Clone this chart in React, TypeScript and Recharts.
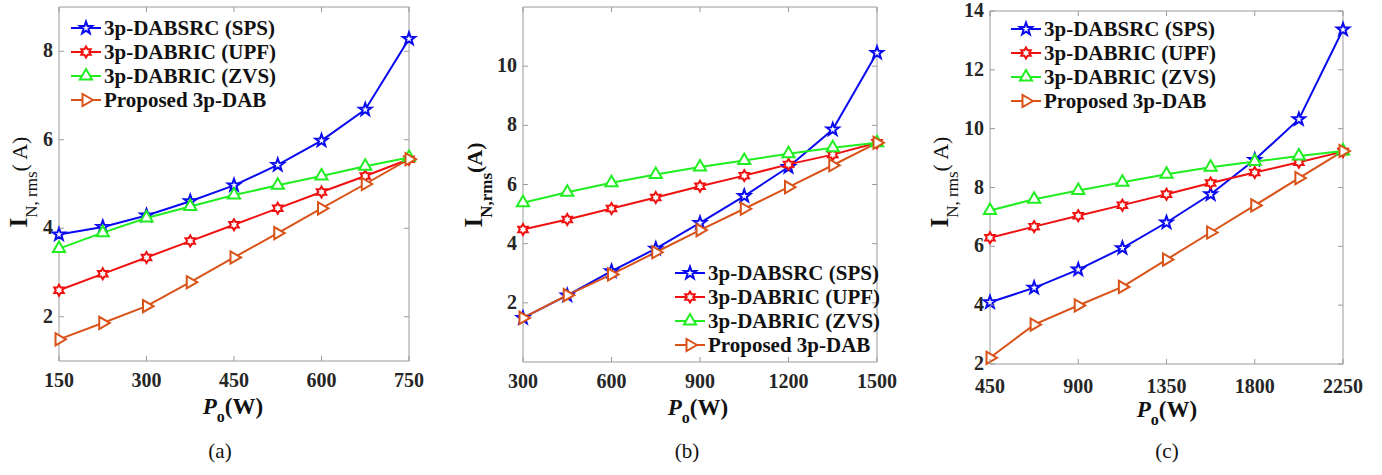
import { LineChart, Line, XAxis, YAxis, ReferenceLine, Legend } from 'recharts'

const FONT = "'Liberation Serif', 'Times New Roman', serif"
const AXIS = '#9a9a9a'

// (a) 150–750 W
const powerA = [150, 225, 300, 375, 450, 525, 600, 675, 750]
const spsA = [3.86, 4.03, 4.29, 4.61, 4.97, 5.43, 5.98, 6.68, 8.28]
const upfA = [2.6, 2.97, 3.34, 3.71, 4.08, 4.45, 4.82, 5.18, 5.56]
const zvsA = [3.54, 3.9, 4.23, 4.49, 4.75, 4.97, 5.18, 5.4, 5.6]
const propA = [1.49, 1.86, 2.24, 2.78, 3.34, 3.89, 4.45, 5.0, 5.56]
const xTicksA = [150, 300, 450, 600, 750]
const yTicksA = [2, 4, 6, 8]

// (b) 300–1500 W
const powerB = [300, 450, 600, 750, 900, 1050, 1200, 1350, 1500]
const spsB = [1.49, 2.25, 3.07, 3.83, 4.7, 5.61, 6.59, 7.86, 10.45]
const upfB = [4.48, 4.82, 5.19, 5.56, 5.94, 6.3, 6.68, 7.01, 7.41]
const zvsB = [5.38, 5.74, 6.06, 6.34, 6.59, 6.81, 7.04, 7.24, 7.41]
const propB = [1.49, 2.26, 2.96, 3.71, 4.46, 5.18, 5.91, 6.65, 7.41]
const xTicksB = [300, 600, 900, 1200, 1500]
const yTicksB = [2, 4, 6, 8, 10]

// (c) 450–2250 W
const powerC = [450, 675, 900, 1125, 1350, 1575, 1800, 2025, 2250]
const spsC = [4.1, 4.59, 5.21, 5.94, 6.81, 7.77, 8.94, 10.32, 13.37]
const upfC = [6.29, 6.67, 7.04, 7.4, 7.77, 8.15, 8.51, 8.86, 9.22]
const zvsC = [7.22, 7.6, 7.9, 8.18, 8.45, 8.69, 8.88, 9.07, 9.24]
const propC = [2.21, 3.34, 3.99, 4.62, 5.55, 6.47, 7.39, 8.32, 9.24]
const xTicksC = [450, 900, 1350, 1800, 2250]
const yTicksC = [2, 4, 6, 8, 10, 12, 14]

const seriesNames = ['3p-DABSRC (SPS)', '3p-DABRIC (UPF)', '3p-DABRIC (ZVS)', 'Proposed 3p-DAB']

const SERIES = [
  { key: 'sps', color: '#0a0af0', marker: 'pentagram' },
  { key: 'upf', color: '#f01010', marker: 'hexagram' },
  { key: 'zvs', color: '#20ee20', marker: 'triUp' },
  { key: 'prop', color: '#d95319', marker: 'triRight' },
]

function starPath(cx: number, cy: number, n: number, R: number, r: number) {
  let d = ''
  for (let i = 0; i < n * 2; i++) {
    const a = -Math.PI / 2 + (i * Math.PI) / n
    const rad = i % 2 === 0 ? R : r
    d += (i === 0 ? 'M' : 'L') + (cx + rad * Math.cos(a)).toFixed(2) + ',' + (cy + rad * Math.sin(a)).toFixed(2)
  }
  return d + 'Z'
}

function markerPath(kind: string, cx: number, cy: number) {
  if (kind === 'pentagram') return starPath(cx, cy, 5, 6.5, 2.6)
  if (kind === 'hexagram') return starPath(cx, cy, 6, 5.5, 3.2)
  const R = 7
  if (kind === 'triUp') {
    return `M${cx},${cy - R}L${cx + 0.87 * R},${cy + 0.5 * R}L${cx - 0.87 * R},${cy + 0.5 * R}Z`
  }
  return `M${cx + R},${cy}L${cx - 0.5 * R},${cy - 0.87 * R}L${cx - 0.5 * R},${cy + 0.87 * R}Z`
}

function buildRows(p: number[], sps: number[], upf: number[], zvs: number[], prop: number[]) {
  return p.map((v, i) => ({ p: v, sps: sps[i], upf: upf[i], zvs: zvs[i], prop: prop[i] }))
}

interface PanelProps {
  left: number
  width: number
  plot: { l: number; r: number; t: number; b: number }
  rows: any[]
  xDomain: [number, number]
  xTicks: number[]
  yDomain: [number, number]
  yTicks: number[]
  legend: { left: number; top: number }
  yLabel: { x: number; y: number; sub: string; unit: string; boldUnit: boolean }
  xLabelX: number
  xTickDy?: number
  caption: string
  captionX: number
}

const Y_AXIS_W = 30
const X_AXIS_H = 30

function Panel(props: PanelProps) {
  const { left, width, plot, rows, xDomain, xTicks, yDomain, yTicks, legend, yLabel, xLabelX, caption, captionX } = props
  const xTickDy = props.xTickDy ?? 26
  const height = 475

  // inward ticks on both sides, like a boxed matlab axes
  const XTick = (t: any) => (
    <g>
      <line x1={t.x} x2={t.x} y1={plot.b} y2={plot.b - 5} stroke={AXIS} />
      <line x1={t.x} x2={t.x} y1={plot.t} y2={plot.t + 5} stroke={AXIS} />
      <text x={t.x} y={plot.b + xTickDy} textAnchor="middle" fontFamily={FONT} fontWeight="bold" fontSize={20} fill="#262626">
        {t.payload.value}
      </text>
    </g>
  )

  const YTick = (t: any) => (
    <g>
      <line x1={plot.l} x2={plot.l + 5} y1={t.y} y2={t.y} stroke={AXIS} />
      <line x1={plot.r} x2={plot.r - 5} y1={t.y} y2={t.y} stroke={AXIS} />
      <text x={plot.l - 6} y={t.y + 6} textAnchor="end" fontFamily={FONT} fontWeight="bold" fontSize={20} fill="#262626">
        {t.payload.value}
      </text>
    </g>
  )

  const renderYLabel = () => (
    <text transform={`translate(${yLabel.x},${yLabel.y}) rotate(-90)`} textAnchor="middle" fontFamily={FONT} fill="#111">
      <tspan fontWeight="bold" fontSize={25}>I</tspan>
      <tspan fontSize={17} dy={10} fontWeight={yLabel.boldUnit ? 'bold' : 'normal'}>{yLabel.sub}</tspan>
      <tspan fontSize={22} dy={-10} fontWeight={yLabel.boldUnit ? 'bold' : 'normal'}>{yLabel.unit}</tspan>
    </text>
  )

  const renderXLabel = () => (
    <g>
      <text x={xLabelX} y={plot.b + 53} textAnchor="middle" fontFamily={FONT} fontWeight="bold" fill="#111">
        <tspan fontStyle="italic" fontSize={23}>P</tspan>
        <tspan fontSize={16} dy={8}>o</tspan>
        <tspan fontSize={23} dy={-8}>(W)</tspan>
      </text>
      <text x={captionX} y={458} textAnchor="middle" fontFamily={FONT} fontSize={21} fill="#111">
        {caption}
      </text>
    </g>
  )

  return (
    <div style={{ position: 'absolute', left, top: 0, width, height }}>
      <LineChart
        width={width}
        height={height}
        data={rows}
        margin={{ top: plot.t, right: width - plot.r, bottom: height - plot.b - X_AXIS_H, left: plot.l - Y_AXIS_W }}
      >
        <XAxis
          type="number"
          dataKey="p"
          domain={xDomain}
          ticks={xTicks}
          height={X_AXIS_H}
          tickLine={false}
          axisLine={{ stroke: AXIS }}
          tick={XTick}
          label={renderXLabel}
        />
        <YAxis
          type="number"
          domain={yDomain}
          ticks={yTicks}
          width={Y_AXIS_W}
          tickLine={false}
          axisLine={{ stroke: AXIS }}
          tick={YTick}
          label={renderYLabel}
        />
        <ReferenceLine y={yDomain[1]} stroke={AXIS} />
        <ReferenceLine x={xDomain[1]} stroke={AXIS} />
        {SERIES.map((s, si) => (
          <Line
            key={s.key}
            dataKey={s.key}
            name={seriesNames[si]}
            stroke={s.color}
            strokeWidth={2}
            isAnimationActive={false}
            dot={(d: any) => (
              <path
                key={`${s.key}-${d.index}`}
                d={markerPath(s.marker, d.cx, d.cy)}
                fill="#fff"
                stroke={s.color}
                strokeWidth={2}
              />
            )}
          />
        ))}
        <Legend
          layout="vertical"
          align="center"
          verticalAlign="middle"
          wrapperStyle={{ left: legend.left, top: legend.top, width: 'auto', height: 'auto' }}
          content={() => (
            <div style={{ fontFamily: FONT, fontWeight: 'bold', fontSize: 21, color: '#111' }}>
              {SERIES.map((s, si) => (
                <div key={s.key} style={{ display: 'flex', alignItems: 'center', height: 24, whiteSpace: 'nowrap' }}>
                  <svg width={30} height={24} style={{ display: 'block' }}>
                    <line x1={0} x2={30} y1={12} y2={12} stroke={s.color} strokeWidth={2} />
                    <path d={markerPath(s.marker, 15, 12)} fill="#fff" stroke={s.color} strokeWidth={2} />
                  </svg>
                  <span style={{ marginLeft: 3 }}>{seriesNames[si]}</span>
                </div>
              ))}
            </div>
          )}
        />
      </LineChart>
    </div>
  )
}

export default function App() {
  return (
    <div style={{ position: 'absolute', left: 0, top: 0, width: 1382, height: 475, background: '#fff' }}>
      <Panel
        left={0}
        width={460}
        plot={{ l: 59, r: 409, t: 7, b: 361 }}
        rows={buildRows(powerA, spsA, upfA, zvsA, propA)}
        xDomain={[150, 750]}
        xTicks={xTicksA}
        yDomain={[1, 9]}
        yTicks={yTicksA}
        legend={{ left: 71, top: 16 }}
        yLabel={{ x: 27, y: 182, sub: 'N, rms', unit: '( A)', boldUnit: false }}
        xLabelX={233}
        caption="(a)"
        captionX={220}
      />
      <Panel
        left={460}
        width={460}
        plot={{ l: 63, r: 417, t: 7, b: 362 }}
        rows={buildRows(powerB, spsB, upfB, zvsB, propB)}
        xDomain={[300, 1500]}
        xTicks={xTicksB}
        yDomain={[0, 12]}
        yTicks={yTicksB}
        legend={{ left: 215, top: 261 }}
        yLabel={{ x: 22, y: 185, sub: 'N,rms', unit: '(A)', boldUnit: true }}
        xLabelX={238}
        caption="(b)"
        captionX={227}
      />
      <Panel
        left={920}
        width={462}
        plot={{ l: 70, r: 423, t: 11, b: 364 }}
        rows={buildRows(powerC, spsC, upfC, zvsC, propC)}
        xDomain={[450, 2250]}
        xTicks={xTicksC}
        yDomain={[2, 14]}
        yTicks={yTicksC}
        legend={{ left: 91, top: 17 }}
        yLabel={{ x: 28, y: 182, sub: 'N, rms', unit: '( A)', boldUnit: false }}
        xLabelX={247}
        xTickDy={29}
        caption="(c)"
        captionX={247}
      />
    </div>
  )
}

___

§ Requirements
Starting at the top of the listing above, please restate word for word each line up to and including the one that holds "const yTicksA = [2, 4, 6, 8]", omitting every image.

§ Solution to the problem
Clone this chart in React, TypeScript and Recharts.
import { LineChart, Line, XAxis, YAxis, ReferenceLine, Legend } from 'recharts'

const FONT = "'Liberation Serif', 'Times New Roman', serif"
const AXIS = '#9a9a9a'

// (a) 150–750 W
const powerA = [150, 225, 300, 375, 450, 525, 600, 675, 750]
const spsA = [3.86, 4.03, 4.29, 4.61, 4.97, 5.43, 5.98, 6.68, 8.28]
const upfA = [2.6, 2.97, 3.34, 3.71, 4.08, 4.45, 4.82, 5.18, 5.56]
const zvsA = [3.54, 3.9, 4.23, 4.49, 4.75, 4.97, 5.18, 5.4, 5.6]
const propA = [1.49, 1.86, 2.24, 2.78, 3.34, 3.89, 4.45, 5.0, 5.56]
const xTicksA = [150, 300, 450, 600, 750]
const yTicksA = [2, 4, 6, 8]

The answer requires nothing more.